REQUIREMENT: Set down all of the data that follows word for word, without the images.
◆ ◆ ◆ ◆ ◆
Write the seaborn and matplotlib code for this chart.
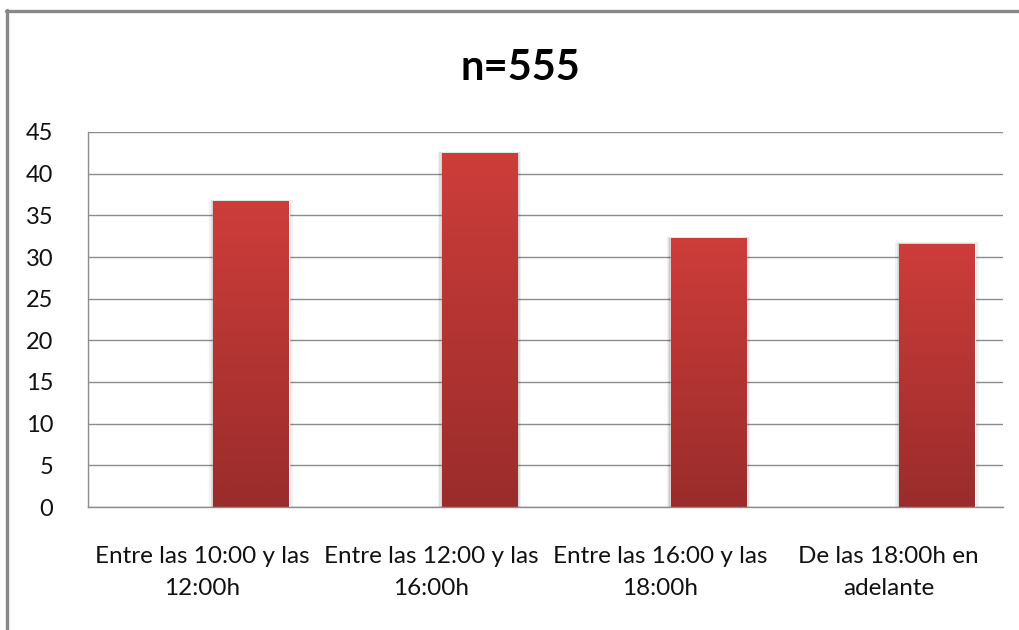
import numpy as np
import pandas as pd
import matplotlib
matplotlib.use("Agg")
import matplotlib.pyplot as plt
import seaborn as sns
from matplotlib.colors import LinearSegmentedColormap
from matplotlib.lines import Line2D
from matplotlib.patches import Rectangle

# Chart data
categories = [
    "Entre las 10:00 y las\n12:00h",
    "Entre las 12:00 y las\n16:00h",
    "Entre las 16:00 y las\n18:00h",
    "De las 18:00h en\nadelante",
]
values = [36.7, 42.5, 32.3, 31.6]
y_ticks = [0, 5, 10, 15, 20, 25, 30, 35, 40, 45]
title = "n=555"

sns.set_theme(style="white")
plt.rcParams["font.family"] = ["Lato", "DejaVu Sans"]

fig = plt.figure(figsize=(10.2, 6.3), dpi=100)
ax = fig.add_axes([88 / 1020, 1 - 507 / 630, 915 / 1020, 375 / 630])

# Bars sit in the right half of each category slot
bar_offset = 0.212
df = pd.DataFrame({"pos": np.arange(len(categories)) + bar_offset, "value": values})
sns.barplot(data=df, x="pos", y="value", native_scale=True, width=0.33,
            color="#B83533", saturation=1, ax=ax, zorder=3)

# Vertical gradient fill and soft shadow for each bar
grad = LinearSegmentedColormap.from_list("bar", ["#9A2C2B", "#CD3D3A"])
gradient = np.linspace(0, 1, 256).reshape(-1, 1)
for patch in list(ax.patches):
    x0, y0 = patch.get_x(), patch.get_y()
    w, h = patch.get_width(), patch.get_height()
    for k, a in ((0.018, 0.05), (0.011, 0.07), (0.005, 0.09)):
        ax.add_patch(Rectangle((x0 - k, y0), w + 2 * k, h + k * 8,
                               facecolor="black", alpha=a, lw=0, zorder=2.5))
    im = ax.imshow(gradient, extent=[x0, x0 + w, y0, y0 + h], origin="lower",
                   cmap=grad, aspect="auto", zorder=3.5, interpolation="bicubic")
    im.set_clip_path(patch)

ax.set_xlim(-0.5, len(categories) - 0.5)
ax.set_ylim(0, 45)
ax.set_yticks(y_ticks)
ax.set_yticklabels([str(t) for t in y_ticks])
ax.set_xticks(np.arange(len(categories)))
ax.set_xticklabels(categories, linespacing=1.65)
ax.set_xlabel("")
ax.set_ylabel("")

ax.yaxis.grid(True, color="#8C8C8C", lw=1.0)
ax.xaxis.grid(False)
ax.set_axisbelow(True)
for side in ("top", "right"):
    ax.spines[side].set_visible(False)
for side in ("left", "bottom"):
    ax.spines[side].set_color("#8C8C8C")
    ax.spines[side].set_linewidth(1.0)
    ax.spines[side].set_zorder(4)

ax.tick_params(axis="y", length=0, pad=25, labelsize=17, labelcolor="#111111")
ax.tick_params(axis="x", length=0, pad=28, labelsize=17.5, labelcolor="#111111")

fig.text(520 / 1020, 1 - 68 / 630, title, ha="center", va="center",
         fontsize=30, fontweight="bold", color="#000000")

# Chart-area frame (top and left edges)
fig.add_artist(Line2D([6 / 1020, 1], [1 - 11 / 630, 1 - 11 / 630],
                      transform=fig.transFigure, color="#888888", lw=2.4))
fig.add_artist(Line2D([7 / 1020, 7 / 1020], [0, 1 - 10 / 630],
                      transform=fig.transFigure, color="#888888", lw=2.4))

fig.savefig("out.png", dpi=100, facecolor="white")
◆ ◆ ◆ ◆ ◆
EXERCISE ANSWER:
Write the seaborn and matplotlib code for this chart.
import numpy as np
import pandas as pd
import matplotlib
matplotlib.use("Agg")
import matplotlib.pyplot as plt
import seaborn as sns
from matplotlib.colors import LinearSegmentedColormap
from matplotlib.lines import Line2D
from matplotlib.patches import Rectangle

# Chart data
categories = [
    "Entre las 10:00 y las\n12:00h",
    "Entre las 12:00 y las\n16:00h",
    "Entre las 16:00 y las\n18:00h",
    "De las 18:00h en\nadelante",
]
values = [36.7, 42.5, 32.3, 31.6]
y_ticks = [0, 5, 10, 15, 20, 25, 30, 35, 40, 45]
title = "n=555"

sns.set_theme(style="white")
plt.rcParams["font.family"] = ["Lato", "DejaVu Sans"]

fig = plt.figure(figsize=(10.2, 6.3), dpi=100)
ax = fig.add_axes([88 / 1020, 1 - 507 / 630, 915 / 1020, 375 / 630])

# Bars sit in the right half of each category slot
bar_offset = 0.212
df = pd.DataFrame({"pos": np.arange(len(categories)) + bar_offset, "value": values})
sns.barplot(data=df, x="pos", y="value", native_scale=True, width=0.33,
            color="#B83533", saturation=1, ax=ax, zorder=3)

# Vertical gradient fill and soft shadow for each bar
grad = LinearSegmentedColormap.from_list("bar", ["#9A2C2B", "#CD3D3A"])
gradient = np.linspace(0, 1, 256).reshape(-1, 1)
for patch in list(ax.patches):
    x0, y0 = patch.get_x(), patch.get_y()
    w, h = patch.get_width(), patch.get_height()
    for k, a in ((0.018, 0.05), (0.011, 0.07), (0.005, 0.09)):
        ax.add_patch(Rectangle((x0 - k, y0), w + 2 * k, h + k * 8,
                               facecolor="black", alpha=a, lw=0, zorder=2.5))
    im = ax.imshow(gradient, extent=[x0, x0 + w, y0, y0 + h], origin="lower",
                   cmap=grad, aspect="auto", zorder=3.5, interpolation="bicubic")
    im.set_clip_path(patch)

ax.set_xlim(-0.5, len(categories) - 0.5)
ax.set_ylim(0, 45)
ax.set_yticks(y_ticks)
ax.set_yticklabels([str(t) for t in y_ticks])
ax.set_xticks(np.arange(len(categories)))
ax.set_xticklabels(categories, linespacing=1.65)
ax.set_xlabel("")
ax.set_ylabel("")

ax.yaxis.grid(True, color="#8C8C8C", lw=1.0)
ax.xaxis.grid(False)
ax.set_axisbelow(True)
for side in ("top", "right"):
    ax.spines[side].set_visible(False)
for side in ("left", "bottom"):
    ax.spines[side].set_color("#8C8C8C")
    ax.spines[side].set_linewidth(1.0)
    ax.spines[side].set_zorder(4)

ax.tick_params(axis="y", length=0, pad=25, labelsize=17, labelcolor="#111111")
ax.tick_params(axis="x", length=0, pad=28, labelsize=17.5, labelcolor="#111111")

fig.text(520 / 1020, 1 - 68 / 630, title, ha="center", va="center",
         fontsize=30, fontweight="bold", color="#000000")

# Chart-area frame (top and left edges)
fig.add_artist(Line2D([6 / 1020, 1], [1 - 11 / 630, 1 - 11 / 630],
                      transform=fig.transFigure, color="#888888", lw=2.4))
fig.add_artist(Line2D([7 / 1020, 7 / 1020], [0, 1 - 10 / 630],
                      transform=fig.transFigure, color="#888888", lw=2.4))

fig.savefig("out.png", dpi=100, facecolor="white")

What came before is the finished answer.